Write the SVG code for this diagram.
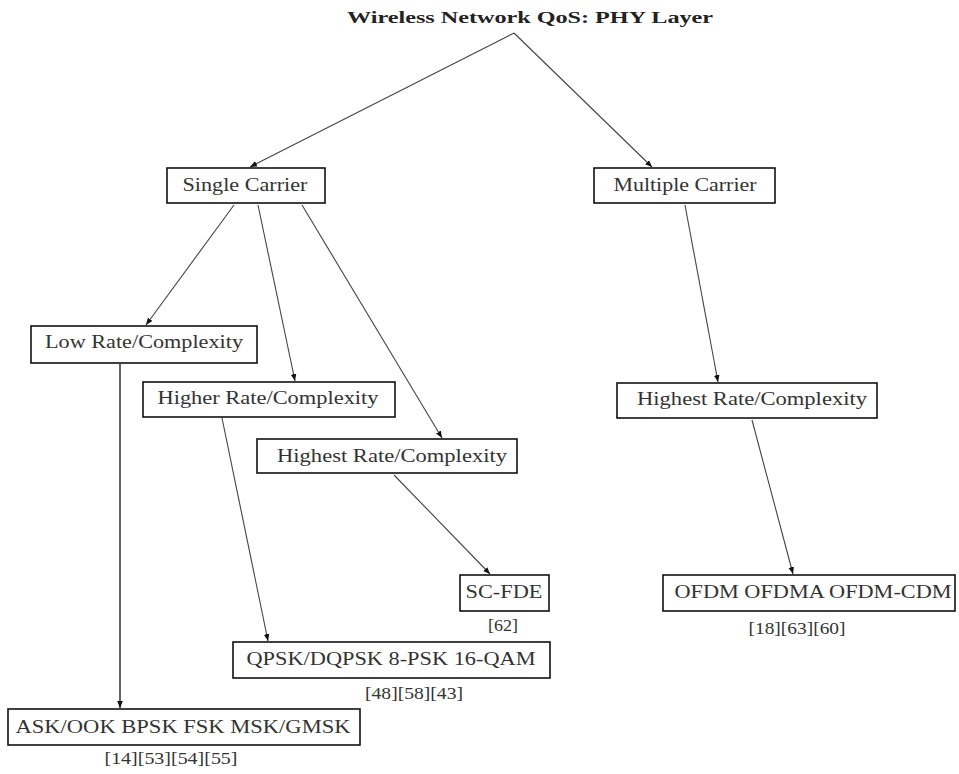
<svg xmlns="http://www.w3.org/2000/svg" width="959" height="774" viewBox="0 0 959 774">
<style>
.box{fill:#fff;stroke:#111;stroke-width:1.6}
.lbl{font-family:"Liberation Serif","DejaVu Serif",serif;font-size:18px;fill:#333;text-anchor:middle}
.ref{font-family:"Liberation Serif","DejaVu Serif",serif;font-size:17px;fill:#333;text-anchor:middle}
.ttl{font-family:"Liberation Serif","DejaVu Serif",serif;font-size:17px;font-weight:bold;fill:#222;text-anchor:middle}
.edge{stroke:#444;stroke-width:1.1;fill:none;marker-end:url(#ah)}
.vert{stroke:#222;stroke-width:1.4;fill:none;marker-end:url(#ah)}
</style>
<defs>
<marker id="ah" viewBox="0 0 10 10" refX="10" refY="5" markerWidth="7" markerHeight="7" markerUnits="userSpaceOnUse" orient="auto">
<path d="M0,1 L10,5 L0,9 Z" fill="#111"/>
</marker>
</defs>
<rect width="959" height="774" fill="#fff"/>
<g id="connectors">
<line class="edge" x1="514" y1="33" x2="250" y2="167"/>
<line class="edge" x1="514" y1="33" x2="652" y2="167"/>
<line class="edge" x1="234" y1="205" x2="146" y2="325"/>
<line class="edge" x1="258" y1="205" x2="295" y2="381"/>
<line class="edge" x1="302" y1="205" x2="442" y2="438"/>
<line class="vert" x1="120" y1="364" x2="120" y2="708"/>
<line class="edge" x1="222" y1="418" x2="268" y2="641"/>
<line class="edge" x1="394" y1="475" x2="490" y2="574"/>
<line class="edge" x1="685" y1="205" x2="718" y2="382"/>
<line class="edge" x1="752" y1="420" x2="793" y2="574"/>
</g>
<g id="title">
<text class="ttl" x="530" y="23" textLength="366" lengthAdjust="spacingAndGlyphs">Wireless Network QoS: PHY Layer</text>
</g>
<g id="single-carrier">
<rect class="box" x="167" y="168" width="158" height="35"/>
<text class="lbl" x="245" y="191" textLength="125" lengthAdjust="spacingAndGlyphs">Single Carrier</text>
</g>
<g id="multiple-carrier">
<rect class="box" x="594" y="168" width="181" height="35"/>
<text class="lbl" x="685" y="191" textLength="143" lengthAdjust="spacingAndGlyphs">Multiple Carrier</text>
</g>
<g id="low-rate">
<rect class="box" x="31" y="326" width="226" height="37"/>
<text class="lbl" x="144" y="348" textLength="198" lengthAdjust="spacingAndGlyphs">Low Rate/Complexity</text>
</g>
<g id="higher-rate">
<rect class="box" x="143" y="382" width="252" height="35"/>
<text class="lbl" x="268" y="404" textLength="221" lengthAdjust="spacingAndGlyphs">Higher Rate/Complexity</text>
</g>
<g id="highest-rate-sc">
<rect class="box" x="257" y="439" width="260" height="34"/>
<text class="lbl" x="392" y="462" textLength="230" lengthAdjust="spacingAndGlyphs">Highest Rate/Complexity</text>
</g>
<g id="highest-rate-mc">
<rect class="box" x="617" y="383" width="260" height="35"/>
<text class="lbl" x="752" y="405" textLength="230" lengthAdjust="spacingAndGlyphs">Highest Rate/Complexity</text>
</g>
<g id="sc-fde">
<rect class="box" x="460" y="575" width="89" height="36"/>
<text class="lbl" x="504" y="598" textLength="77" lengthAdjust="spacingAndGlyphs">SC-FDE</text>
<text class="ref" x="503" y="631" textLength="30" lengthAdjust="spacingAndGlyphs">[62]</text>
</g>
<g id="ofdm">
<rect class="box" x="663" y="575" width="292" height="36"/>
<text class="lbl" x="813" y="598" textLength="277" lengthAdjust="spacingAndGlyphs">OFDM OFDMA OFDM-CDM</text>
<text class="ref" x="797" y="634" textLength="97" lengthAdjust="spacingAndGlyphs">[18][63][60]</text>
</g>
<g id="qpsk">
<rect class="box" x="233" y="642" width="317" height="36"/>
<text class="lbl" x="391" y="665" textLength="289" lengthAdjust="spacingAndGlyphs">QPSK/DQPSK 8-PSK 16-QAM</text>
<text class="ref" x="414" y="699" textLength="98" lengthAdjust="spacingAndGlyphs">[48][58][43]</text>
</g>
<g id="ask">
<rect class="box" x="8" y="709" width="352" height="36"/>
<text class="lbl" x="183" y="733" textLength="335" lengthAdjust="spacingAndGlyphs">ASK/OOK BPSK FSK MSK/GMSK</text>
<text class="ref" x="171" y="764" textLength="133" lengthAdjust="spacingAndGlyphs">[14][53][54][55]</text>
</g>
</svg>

→ Given exercise: Omit every picture, then repeat the remaining data exactly as it appears above.

→ Correct result:
Write the SVG code for this diagram.
<svg xmlns="http://www.w3.org/2000/svg" width="959" height="774" viewBox="0 0 959 774">
<style>
.box{fill:#fff;stroke:#111;stroke-width:1.6}
.lbl{font-family:"Liberation Serif","DejaVu Serif",serif;font-size:18px;fill:#333;text-anchor:middle}
.ref{font-family:"Liberation Serif","DejaVu Serif",serif;font-size:17px;fill:#333;text-anchor:middle}
.ttl{font-family:"Liberation Serif","DejaVu Serif",serif;font-size:17px;font-weight:bold;fill:#222;text-anchor:middle}
.edge{stroke:#444;stroke-width:1.1;fill:none;marker-end:url(#ah)}
.vert{stroke:#222;stroke-width:1.4;fill:none;marker-end:url(#ah)}
</style>
<defs>
<marker id="ah" viewBox="0 0 10 10" refX="10" refY="5" markerWidth="7" markerHeight="7" markerUnits="userSpaceOnUse" orient="auto">
<path d="M0,1 L10,5 L0,9 Z" fill="#111"/>
</marker>
</defs>
<rect width="959" height="774" fill="#fff"/>
<g id="connectors">
<line class="edge" x1="514" y1="33" x2="250" y2="167"/>
<line class="edge" x1="514" y1="33" x2="652" y2="167"/>
<line class="edge" x1="234" y1="205" x2="146" y2="325"/>
<line class="edge" x1="258" y1="205" x2="295" y2="381"/>
<line class="edge" x1="302" y1="205" x2="442" y2="438"/>
<line class="vert" x1="120" y1="364" x2="120" y2="708"/>
<line class="edge" x1="222" y1="418" x2="268" y2="641"/>
<line class="edge" x1="394" y1="475" x2="490" y2="574"/>
<line class="edge" x1="685" y1="205" x2="718" y2="382"/>
<line class="edge" x1="752" y1="420" x2="793" y2="574"/>
</g>
<g id="title">
<text class="ttl" x="530" y="23" textLength="366" lengthAdjust="spacingAndGlyphs">Wireless Network QoS: PHY Layer</text>
</g>
<g id="single-carrier">
<rect class="box" x="167" y="168" width="158" height="35"/>
<text class="lbl" x="245" y="191" textLength="125" lengthAdjust="spacingAndGlyphs">Single Carrier</text>
</g>
<g id="multiple-carrier">
<rect class="box" x="594" y="168" width="181" height="35"/>
<text class="lbl" x="685" y="191" textLength="143" lengthAdjust="spacingAndGlyphs">Multiple Carrier</text>
</g>
<g id="low-rate">
<rect class="box" x="31" y="326" width="226" height="37"/>
<text class="lbl" x="144" y="348" textLength="198" lengthAdjust="spacingAndGlyphs">Low Rate/Complexity</text>
</g>
<g id="higher-rate">
<rect class="box" x="143" y="382" width="252" height="35"/>
<text class="lbl" x="268" y="404" textLength="221" lengthAdjust="spacingAndGlyphs">Higher Rate/Complexity</text>
</g>
<g id="highest-rate-sc">
<rect class="box" x="257" y="439" width="260" height="34"/>
<text class="lbl" x="392" y="462" textLength="230" lengthAdjust="spacingAndGlyphs">Highest Rate/Complexity</text>
</g>
<g id="highest-rate-mc">
<rect class="box" x="617" y="383" width="260" height="35"/>
<text class="lbl" x="752" y="405" textLength="230" lengthAdjust="spacingAndGlyphs">Highest Rate/Complexity</text>
</g>
<g id="sc-fde">
<rect class="box" x="460" y="575" width="89" height="36"/>
<text class="lbl" x="504" y="598" textLength="77" lengthAdjust="spacingAndGlyphs">SC-FDE</text>
<text class="ref" x="503" y="631" textLength="30" lengthAdjust="spacingAndGlyphs">[62]</text>
</g>
<g id="ofdm">
<rect class="box" x="663" y="575" width="292" height="36"/>
<text class="lbl" x="813" y="598" textLength="277" lengthAdjust="spacingAndGlyphs">OFDM OFDMA OFDM-CDM</text>
<text class="ref" x="797" y="634" textLength="97" lengthAdjust="spacingAndGlyphs">[18][63][60]</text>
</g>
<g id="qpsk">
<rect class="box" x="233" y="642" width="317" height="36"/>
<text class="lbl" x="391" y="665" textLength="289" lengthAdjust="spacingAndGlyphs">QPSK/DQPSK 8-PSK 16-QAM</text>
<text class="ref" x="414" y="699" textLength="98" lengthAdjust="spacingAndGlyphs">[48][58][43]</text>
</g>
<g id="ask">
<rect class="box" x="8" y="709" width="352" height="36"/>
<text class="lbl" x="183" y="733" textLength="335" lengthAdjust="spacingAndGlyphs">ASK/OOK BPSK FSK MSK/GMSK</text>
<text class="ref" x="171" y="764" textLength="133" lengthAdjust="spacingAndGlyphs">[14][53][54][55]</text>
</g>
</svg>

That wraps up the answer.